What Is a Feeder Line? Definition Across Industries

A feeder line is a secondary route that carries people, goods, or energy from a main hub to smaller destinations, or collects them from scattered points and funnels them toward a central hub. The term appears across several industries, from electrical power to shipping to public transit, but the core idea is always the same: a feeder line connects a high-capacity trunk system to the smaller, harder-to-reach endpoints it serves.

The Core Concept Across Industries

Think of a feeder line like a branch on a tree. The trunk carries the bulk of the flow, and the branches extend outward to reach individual leaves. In every industry where the term is used, feeder lines sit between the main system and the final point of delivery or collection. They don’t typically serve as the primary long-haul route. Instead, they redistribute what the main system carries, bridging the gap between large-scale infrastructure and local demand.

This structure is often called a “hub and spoke” model. The hub is the central point of high activity, and the feeder lines are the spokes radiating outward. It’s an efficient design because it lets the main system handle heavy volume while feeder lines handle lighter, more targeted distribution.

Feeder Lines in Electrical Power

In power distribution, a feeder line carries electricity from a substation or generating station to local distribution points, like the transformers mounted on utility poles in your neighborhood. These are intermediate-voltage circuits, typically operating between about 4 kV and 28 kV depending on the utility and the area served. Rural feeders often run at higher voltages to cover longer distances with less energy loss, while urban feeders may operate at lower voltages over shorter runs.
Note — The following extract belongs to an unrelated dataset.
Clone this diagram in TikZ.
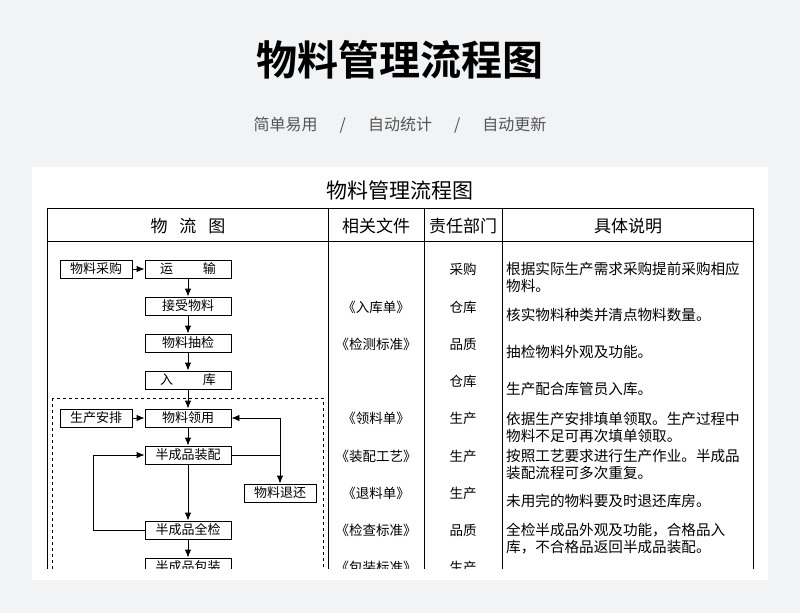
\documentclass[tikz,border=0pt]{standalone}
\usepackage{fontspec}
\setmainfont{Noto Sans CJK SC}
\newfontfamily\cjkb{Noto Sans CJK SC Bold}
\usetikzlibrary{arrows.meta}
\definecolor{pagebg}{HTML}{F2F3F5}
\definecolor{subgray}{HTML}{555555}
\begin{document}
\begin{tikzpicture}[x=1pt,y=-1pt,
  fbox/.style={draw,line width=0.9pt,minimum width=86pt,minimum height=18pt,inner sep=0pt,font=\fontsize{13}{13}\selectfont},
  sbox/.style={fbox,minimum width=72pt},
  arr/.style={-{Latex[length=8pt,width=6.5pt]},line width=0.9pt},
  txt/.style={font=\fontsize{13.5}{13.5}\selectfont,inner sep=0pt},
  desc/.style={font=\fontsize{14.6}{17}\selectfont,inner sep=0pt,anchor=north west,align=left}]
\useasboundingbox (0,0) rectangle (800,613);
\fill[pagebg] (0,0) rectangle (800,613);
\node[font=\cjkb\fontsize{41}{41}\selectfont] (title) at (400,60) {物料管理流程图};
\node[font=\fontsize{16}{16}\selectfont,text=subgray] (sub) at (400,125) {简单易用\hspace{22pt}/\hspace{22pt}自动统计\hspace{22pt}/\hspace{22pt}自动更新};
\fill[white] (32,167) rectangle (768,580);
\begin{scope}
\clip (32,167) rectangle (768,568);
\node[font=\fontsize{21}{21}\selectfont] (ttl) at (400,190) {物料管理流程图};
\draw[line width=1pt] (47,208) rectangle (753,600);
\draw[line width=1pt] (47,241) -- (753,241);
\foreach \x in {328,424,502} \draw[line width=1pt] (\x,208) -- (\x,600);
\node[font=\fontsize{17}{17}\selectfont] (h1) at (188,226) {物\hspace{12pt}流\hspace{12pt}图};
\node[font=\fontsize{17}{17}\selectfont] (h2) at (376,226) {相关文件};
\node[font=\fontsize{17}{17}\selectfont] (h3) at (463,226) {责任部门};
\node[font=\fontsize{17}{17}\selectfont] (h4) at (628,226) {具体说明};
% flow
\node[fbox] (ys) at (188,269) {运\hspace{30pt}输};
\node[sbox] (cg) at (96,269) {物料采购};
\node[fbox] (js) at (188,306) {接受物料};
\node[fbox] (cj) at (188,343) {物料抽检};
\node[fbox] (rk) at (188,380) {入\hspace{30pt}库};
\node[fbox] (ly) at (188,418) {物料领用};
\node[sbox] (ap) at (96,418) {生产安排};
\node[fbox] (zp) at (188,455) {半成品装配};
\node[sbox] (th) at (280,493) {物料退还};
\node[fbox] (qj) at (188,530) {半成品全检};
\node[fbox] (bz) at (188,567) {半成品包装};
\draw[dashed,line width=0.8pt] (52,398) rectangle (323,620);
\draw[arr] (cg) -- (ys);
\draw[arr] (ys) -- (js);
\draw[arr] (js) -- (cj);
\draw[arr] (cj) -- (rk);
\draw[arr] (rk) -- (ly);
\draw[arr] (ap) -- (ly);
\draw[arr] (ly) -- (zp);
\draw[arr] (zp) -- (qj);
\draw[arr] (qj) -- (bz);
\draw[arr] (qj.west) -- (93,530) -- (93,455) -- (zp.west);
\draw[arr] (zp.east) -- (280,455) -- (th.north);
\draw[arr] (280,455) -- (280,418) -- (ly.east);
% columns
\foreach \y/\f/\d in {269//采购,307/《入库单》/仓库,344/《检测标准》/品质,381//仓库,418/《领料单》/生产,456/《装配工艺》/生产,493/《退料单》/生产,530/《检查标准》/品质,567/《包装标准》/生产}{
  \node[txt] at (376,\y) {\f};
  \node[txt] at (463,\y) {\d};
}
\node[desc] (d1) at (506,262) {根据实际生产需求采购提前采购相应\\物料。};
\node[desc] (d2) at (506,308) {核实物料种类并清点物料数量。};
\node[desc] (d3) at (506,345) {抽检物料外观及功能。};
\node[desc] (d4) at (506,382) {生产配合库管员入库。};
\node[desc] (d5) at (506,412) {依据生产安排填单领取。生产过程中\\物料不足可再次填单领取。};
\node[desc] (d6) at (506,449) {按照工艺要求进行生产作业。半成品\\装配流程可多次重复。};
\node[desc] (d7) at (506,494) {未用完的物料要及时退还库房。};
\node[desc] (d8) at (506,523) {全检半成品外观及功能，合格品入\\库，不合格品返回半成品装配。};
\end{scope}
\end{tikzpicture}
\end{document}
One key characteristic of an electrical feeder line is that power enters at one end and exits at the other without being tapped along the way. The current stays the same from the sending end to the receiving end. This distinguishes feeders from distributor lines, which branch off at multiple points to serve individual customers. The feeder is the pipeline that gets electricity from the substation to the neighborhood. The distributor is what splits it up house by house.

Modern electrical grids increasingly equip feeder lines with sensors and automated switches that can detect faults and reroute power quickly. This reduces outage times and helps grid operators monitor energy flow in real time, especially as solar panels and battery systems feed energy back into the grid from the customer side.

Feeder Lines in Shipping

In the maritime industry, feeder lines are short-sea shipping routes that connect smaller regional ports to major hub ports. The ships that run these routes, called feeder vessels, are medium-sized container ships that typically carry between 500 and 2,000 TEU (twenty-foot equivalent units, the standard measure for container capacity). For comparison, the massive “mother vessels” that travel major transoceanic routes can carry over 10,000 TEU.

Feeder vessels exist because those giant container ships can only dock at a handful of deep-water ports with the infrastructure to handle them. A port in the Black Sea or the Aegean, for instance, may not have the depth or crane capacity to receive a mega container ship. So cargo bound for that port gets offloaded at a hub like Port Said in Egypt, then transferred onto a smaller feeder vessel that completes the final leg. Feeder vessels can navigate shallower waterways and access ports that larger ships simply can’t reach, and they avoid the long wait times at congested major ports.

This hub-and-spoke structure lets global shipping lines keep their biggest, most expensive ships on high-volume routes while still serving hundreds of smaller markets efficiently.

Feeder Lines in Public Transit

In public transportation, a feeder line is a bus route, shuttle, or on-demand service that brings passengers to a rapid transit station. If you’ve ever taken a local bus to a commuter rail stop, you’ve used a feeder service. These routes solve a practical problem: rapid transit systems like subways and commuter rail can move large numbers of people quickly, but only if those people can get to a station in the first place.

Transit agencies design feeder networks using a mix of fixed-route buses for denser areas and on-demand services for lower-density outer suburbs where a full bus route wouldn’t be cost-effective. The goal is to maximize the number of people who can realistically access the rapid transit network without needing a car.

Feeder Lines in Irrigation and Plumbing

In irrigation, a feeder line is the small-diameter tubing that connects a main header hose to individual drip emitters or sprinkler heads. These are typically narrow, around 1/4 inch in diameter, and run from the larger supply line to each plant or zone that needs water. The header hose acts as the trunk, and the feeder lines branch off to deliver water precisely where it’s needed. In residential plumbing, the concept is similar: smaller supply lines branch off a main water line to reach individual fixtures like sinks and toilets.

Why the Same Term Keeps Appearing

Whether you’re looking at electricity, cargo ships, bus routes, or garden irrigation, feeder lines fill the same structural role. They sit one level below the main system in a hierarchy, extending its reach to endpoints that the primary infrastructure can’t or shouldn’t serve directly. The main system is built for volume and efficiency over long distances. Feeder lines trade that scale for flexibility and local access. Without them, the main system would either need to be vastly more complex, or large portions of the network simply wouldn’t get served.